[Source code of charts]
────────────────────

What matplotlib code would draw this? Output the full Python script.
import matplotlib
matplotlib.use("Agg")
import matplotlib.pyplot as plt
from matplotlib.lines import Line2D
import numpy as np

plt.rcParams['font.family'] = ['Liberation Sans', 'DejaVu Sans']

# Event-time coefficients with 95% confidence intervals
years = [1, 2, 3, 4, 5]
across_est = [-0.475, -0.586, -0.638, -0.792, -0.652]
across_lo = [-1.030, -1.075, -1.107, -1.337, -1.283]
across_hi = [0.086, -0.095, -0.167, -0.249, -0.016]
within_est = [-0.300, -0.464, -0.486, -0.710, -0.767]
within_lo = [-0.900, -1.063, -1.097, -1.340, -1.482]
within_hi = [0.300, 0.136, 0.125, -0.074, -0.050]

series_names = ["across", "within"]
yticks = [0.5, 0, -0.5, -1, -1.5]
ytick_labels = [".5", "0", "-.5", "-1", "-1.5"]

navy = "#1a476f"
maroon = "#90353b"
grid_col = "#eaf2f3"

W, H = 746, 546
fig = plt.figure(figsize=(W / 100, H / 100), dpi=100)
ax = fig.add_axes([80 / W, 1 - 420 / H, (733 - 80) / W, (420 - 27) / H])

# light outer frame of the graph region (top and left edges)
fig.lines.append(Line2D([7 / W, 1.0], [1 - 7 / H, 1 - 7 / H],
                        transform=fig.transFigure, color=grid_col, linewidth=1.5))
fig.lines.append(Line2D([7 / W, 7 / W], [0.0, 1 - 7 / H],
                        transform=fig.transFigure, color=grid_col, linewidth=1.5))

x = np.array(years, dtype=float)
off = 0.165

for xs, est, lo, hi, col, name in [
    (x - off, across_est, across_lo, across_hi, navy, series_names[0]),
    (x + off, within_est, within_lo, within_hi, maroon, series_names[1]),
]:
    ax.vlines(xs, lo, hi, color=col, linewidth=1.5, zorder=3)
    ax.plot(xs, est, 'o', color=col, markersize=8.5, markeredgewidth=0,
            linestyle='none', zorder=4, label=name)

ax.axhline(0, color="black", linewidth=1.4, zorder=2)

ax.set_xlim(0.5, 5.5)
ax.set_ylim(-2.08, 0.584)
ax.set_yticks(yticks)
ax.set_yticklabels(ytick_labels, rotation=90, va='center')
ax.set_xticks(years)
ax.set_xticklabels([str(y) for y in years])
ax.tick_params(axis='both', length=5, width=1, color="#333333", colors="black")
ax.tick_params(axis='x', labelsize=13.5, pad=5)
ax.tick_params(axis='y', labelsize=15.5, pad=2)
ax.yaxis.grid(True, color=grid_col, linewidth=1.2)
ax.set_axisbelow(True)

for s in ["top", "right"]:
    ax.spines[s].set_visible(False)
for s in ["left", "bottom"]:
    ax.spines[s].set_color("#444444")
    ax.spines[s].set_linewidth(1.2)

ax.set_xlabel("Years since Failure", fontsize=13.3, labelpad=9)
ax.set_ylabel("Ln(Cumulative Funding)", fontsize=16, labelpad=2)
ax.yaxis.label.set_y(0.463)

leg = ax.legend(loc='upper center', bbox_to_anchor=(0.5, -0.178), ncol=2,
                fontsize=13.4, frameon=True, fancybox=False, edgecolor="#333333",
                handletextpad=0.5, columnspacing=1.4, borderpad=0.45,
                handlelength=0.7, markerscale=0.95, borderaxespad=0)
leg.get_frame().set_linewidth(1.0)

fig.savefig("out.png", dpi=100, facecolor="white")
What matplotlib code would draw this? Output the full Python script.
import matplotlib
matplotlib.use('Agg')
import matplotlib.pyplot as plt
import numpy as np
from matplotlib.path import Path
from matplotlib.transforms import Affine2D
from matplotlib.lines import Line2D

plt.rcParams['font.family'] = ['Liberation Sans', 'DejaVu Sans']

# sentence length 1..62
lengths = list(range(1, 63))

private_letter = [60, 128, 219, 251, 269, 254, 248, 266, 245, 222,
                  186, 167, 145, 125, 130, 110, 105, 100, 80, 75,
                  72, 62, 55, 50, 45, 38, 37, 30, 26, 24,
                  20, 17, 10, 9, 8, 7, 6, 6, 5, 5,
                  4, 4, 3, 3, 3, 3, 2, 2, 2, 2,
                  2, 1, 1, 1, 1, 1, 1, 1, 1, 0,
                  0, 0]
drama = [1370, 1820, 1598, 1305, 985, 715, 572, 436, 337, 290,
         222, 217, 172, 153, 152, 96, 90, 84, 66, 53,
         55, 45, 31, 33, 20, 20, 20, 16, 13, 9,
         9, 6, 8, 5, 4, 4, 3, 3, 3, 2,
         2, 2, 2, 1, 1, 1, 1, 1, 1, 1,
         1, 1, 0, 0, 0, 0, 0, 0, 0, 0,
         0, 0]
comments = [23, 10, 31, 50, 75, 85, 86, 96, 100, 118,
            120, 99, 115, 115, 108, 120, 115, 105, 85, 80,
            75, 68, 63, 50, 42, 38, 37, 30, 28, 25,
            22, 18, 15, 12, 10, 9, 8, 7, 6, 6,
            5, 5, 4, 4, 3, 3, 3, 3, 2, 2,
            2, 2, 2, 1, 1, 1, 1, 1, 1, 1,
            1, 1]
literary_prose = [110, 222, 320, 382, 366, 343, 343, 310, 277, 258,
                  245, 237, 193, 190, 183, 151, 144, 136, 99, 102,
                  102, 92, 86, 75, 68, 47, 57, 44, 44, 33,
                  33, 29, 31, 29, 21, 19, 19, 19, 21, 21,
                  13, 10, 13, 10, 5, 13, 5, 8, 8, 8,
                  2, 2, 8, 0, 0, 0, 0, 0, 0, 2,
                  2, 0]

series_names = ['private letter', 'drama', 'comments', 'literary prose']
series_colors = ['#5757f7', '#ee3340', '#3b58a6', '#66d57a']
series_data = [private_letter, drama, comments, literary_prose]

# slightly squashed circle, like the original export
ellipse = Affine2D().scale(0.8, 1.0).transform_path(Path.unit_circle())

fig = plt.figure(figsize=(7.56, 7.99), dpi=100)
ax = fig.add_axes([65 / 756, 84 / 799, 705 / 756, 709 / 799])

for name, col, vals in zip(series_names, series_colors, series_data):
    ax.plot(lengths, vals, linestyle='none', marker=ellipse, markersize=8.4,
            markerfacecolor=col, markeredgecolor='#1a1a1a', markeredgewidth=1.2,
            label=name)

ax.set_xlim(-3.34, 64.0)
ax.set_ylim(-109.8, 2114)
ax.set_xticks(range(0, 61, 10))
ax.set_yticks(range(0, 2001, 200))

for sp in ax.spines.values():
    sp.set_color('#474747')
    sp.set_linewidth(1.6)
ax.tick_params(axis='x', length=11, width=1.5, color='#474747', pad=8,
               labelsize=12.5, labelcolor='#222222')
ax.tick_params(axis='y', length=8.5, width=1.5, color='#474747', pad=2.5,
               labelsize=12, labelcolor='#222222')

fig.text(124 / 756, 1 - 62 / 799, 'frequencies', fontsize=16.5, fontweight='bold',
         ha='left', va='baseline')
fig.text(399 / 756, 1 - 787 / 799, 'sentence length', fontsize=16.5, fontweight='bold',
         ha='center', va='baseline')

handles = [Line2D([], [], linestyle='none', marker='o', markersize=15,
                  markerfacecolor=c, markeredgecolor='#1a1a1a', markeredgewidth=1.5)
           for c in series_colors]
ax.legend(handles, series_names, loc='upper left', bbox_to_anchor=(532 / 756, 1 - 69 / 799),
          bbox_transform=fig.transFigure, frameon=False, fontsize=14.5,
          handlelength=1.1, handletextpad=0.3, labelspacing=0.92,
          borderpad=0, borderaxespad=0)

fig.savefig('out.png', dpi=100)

────────────────────

**DO THIS**
Copy each line of the data above without altering a single character.

**IN RESPONSE**
What matplotlib code would draw this? Output the full Python script.
import matplotlib
matplotlib.use("Agg")
import matplotlib.pyplot as plt
from matplotlib.lines import Line2D
import numpy as np

plt.rcParams['font.family'] = ['Liberation Sans', 'DejaVu Sans']

# Event-time coefficients with 95% confidence intervals
years = [1, 2, 3, 4, 5]
across_est = [-0.475, -0.586, -0.638, -0.792, -0.652]
across_lo = [-1.030, -1.075, -1.107, -1.337, -1.283]
across_hi = [0.086, -0.095, -0.167, -0.249, -0.016]
within_est = [-0.300, -0.464, -0.486, -0.710, -0.767]
within_lo = [-0.900, -1.063, -1.097, -1.340, -1.482]
within_hi = [0.300, 0.136, 0.125, -0.074, -0.050]

series_names = ["across", "within"]
yticks = [0.5, 0, -0.5, -1, -1.5]
ytick_labels = [".5", "0", "-.5", "-1", "-1.5"]

navy = "#1a476f"
maroon = "#90353b"
grid_col = "#eaf2f3"

W, H = 746, 546
fig = plt.figure(figsize=(W / 100, H / 100), dpi=100)
ax = fig.add_axes([80 / W, 1 - 420 / H, (733 - 80) / W, (420 - 27) / H])

# light outer frame of the graph region (top and left edges)
fig.lines.append(Line2D([7 / W, 1.0], [1 - 7 / H, 1 - 7 / H],
                        transform=fig.transFigure, color=grid_col, linewidth=1.5))
fig.lines.append(Line2D([7 / W, 7 / W], [0.0, 1 - 7 / H],
                        transform=fig.transFigure, color=grid_col, linewidth=1.5))

x = np.array(years, dtype=float)
off = 0.165

for xs, est, lo, hi, col, name in [
    (x - off, across_est, across_lo, across_hi, navy, series_names[0]),
    (x + off, within_est, within_lo, within_hi, maroon, series_names[1]),
]:
    ax.vlines(xs, lo, hi, color=col, linewidth=1.5, zorder=3)
    ax.plot(xs, est, 'o', color=col, markersize=8.5, markeredgewidth=0,
            linestyle='none', zorder=4, label=name)

ax.axhline(0, color="black", linewidth=1.4, zorder=2)

ax.set_xlim(0.5, 5.5)
ax.set_ylim(-2.08, 0.584)
ax.set_yticks(yticks)
ax.set_yticklabels(ytick_labels, rotation=90, va='center')
ax.set_xticks(years)
ax.set_xticklabels([str(y) for y in years])
ax.tick_params(axis='both', length=5, width=1, color="#333333", colors="black")
ax.tick_params(axis='x', labelsize=13.5, pad=5)
ax.tick_params(axis='y', labelsize=15.5, pad=2)
ax.yaxis.grid(True, color=grid_col, linewidth=1.2)
ax.set_axisbelow(True)

for s in ["top", "right"]:
    ax.spines[s].set_visible(False)
for s in ["left", "bottom"]:
    ax.spines[s].set_color("#444444")
    ax.spines[s].set_linewidth(1.2)

ax.set_xlabel("Years since Failure", fontsize=13.3, labelpad=9)
ax.set_ylabel("Ln(Cumulative Funding)", fontsize=16, labelpad=2)
ax.yaxis.label.set_y(0.463)

leg = ax.legend(loc='upper center', bbox_to_anchor=(0.5, -0.178), ncol=2,
                fontsize=13.4, frameon=True, fancybox=False, edgecolor="#333333",
                handletextpad=0.5, columnspacing=1.4, borderpad=0.45,
                handlelength=0.7, markerscale=0.95, borderaxespad=0)
leg.get_frame().set_linewidth(1.0)

fig.savefig("out.png", dpi=100, facecolor="white")
What matplotlib code would draw this? Output the full Python script.
import matplotlib
matplotlib.use('Agg')
import matplotlib.pyplot as plt
import numpy as np
from matplotlib.path import Path
from matplotlib.transforms import Affine2D
from matplotlib.lines import Line2D

plt.rcParams['font.family'] = ['Liberation Sans', 'DejaVu Sans']

# sentence length 1..62
lengths = list(range(1, 63))

private_letter = [60, 128, 219, 251, 269, 254, 248, 266, 245, 222,
                  186, 167, 145, 125, 130, 110, 105, 100, 80, 75,
                  72, 62, 55, 50, 45, 38, 37, 30, 26, 24,
                  20, 17, 10, 9, 8, 7, 6, 6, 5, 5,
                  4, 4, 3, 3, 3, 3, 2, 2, 2, 2,
                  2, 1, 1, 1, 1, 1, 1, 1, 1, 0,
                  0, 0]
drama = [1370, 1820, 1598, 1305, 985, 715, 572, 436, 337, 290,
         222, 217, 172, 153, 152, 96, 90, 84, 66, 53,
         55, 45, 31, 33, 20, 20, 20, 16, 13, 9,
         9, 6, 8, 5, 4, 4, 3, 3, 3, 2,
         2, 2, 2, 1, 1, 1, 1, 1, 1, 1,
         1, 1, 0, 0, 0, 0, 0, 0, 0, 0,
         0, 0]
comments = [23, 10, 31, 50, 75, 85, 86, 96, 100, 118,
            120, 99, 115, 115, 108, 120, 115, 105, 85, 80,
            75, 68, 63, 50, 42, 38, 37, 30, 28, 25,
            22, 18, 15, 12, 10, 9, 8, 7, 6, 6,
            5, 5, 4, 4, 3, 3, 3, 3, 2, 2,
            2, 2, 2, 1, 1, 1, 1, 1, 1, 1,
            1, 1]
literary_prose = [110, 222, 320, 382, 366, 343, 343, 310, 277, 258,
                  245, 237, 193, 190, 183, 151, 144, 136, 99, 102,
                  102, 92, 86, 75, 68, 47, 57, 44, 44, 33,
                  33, 29, 31, 29, 21, 19, 19, 19, 21, 21,
                  13, 10, 13, 10, 5, 13, 5, 8, 8, 8,
                  2, 2, 8, 0, 0, 0, 0, 0, 0, 2,
                  2, 0]

series_names = ['private letter', 'drama', 'comments', 'literary prose']
series_colors = ['#5757f7', '#ee3340', '#3b58a6', '#66d57a']
series_data = [private_letter, drama, comments, literary_prose]

# slightly squashed circle, like the original export
ellipse = Affine2D().scale(0.8, 1.0).transform_path(Path.unit_circle())

fig = plt.figure(figsize=(7.56, 7.99), dpi=100)
ax = fig.add_axes([65 / 756, 84 / 799, 705 / 756, 709 / 799])

for name, col, vals in zip(series_names, series_colors, series_data):
    ax.plot(lengths, vals, linestyle='none', marker=ellipse, markersize=8.4,
            markerfacecolor=col, markeredgecolor='#1a1a1a', markeredgewidth=1.2,
            label=name)

ax.set_xlim(-3.34, 64.0)
ax.set_ylim(-109.8, 2114)
ax.set_xticks(range(0, 61, 10))
ax.set_yticks(range(0, 2001, 200))

for sp in ax.spines.values():
    sp.set_color('#474747')
    sp.set_linewidth(1.6)
ax.tick_params(axis='x', length=11, width=1.5, color='#474747', pad=8,
               labelsize=12.5, labelcolor='#222222')
ax.tick_params(axis='y', length=8.5, width=1.5, color='#474747', pad=2.5,
               labelsize=12, labelcolor='#222222')

fig.text(124 / 756, 1 - 62 / 799, 'frequencies', fontsize=16.5, fontweight='bold',
         ha='left', va='baseline')
fig.text(399 / 756, 1 - 787 / 799, 'sentence length', fontsize=16.5, fontweight='bold',
         ha='center', va='baseline')

handles = [Line2D([], [], linestyle='none', marker='o', markersize=15,
                  markerfacecolor=c, markeredgecolor='#1a1a1a', markeredgewidth=1.5)
           for c in series_colors]
ax.legend(handles, series_names, loc='upper left', bbox_to_anchor=(532 / 756, 1 - 69 / 799),
          bbox_transform=fig.transFigure, frameon=False, fontsize=14.5,
          handlelength=1.1, handletextpad=0.3, labelspacing=0.92,
          borderpad=0, borderaxespad=0)

fig.savefig('out.png', dpi=100)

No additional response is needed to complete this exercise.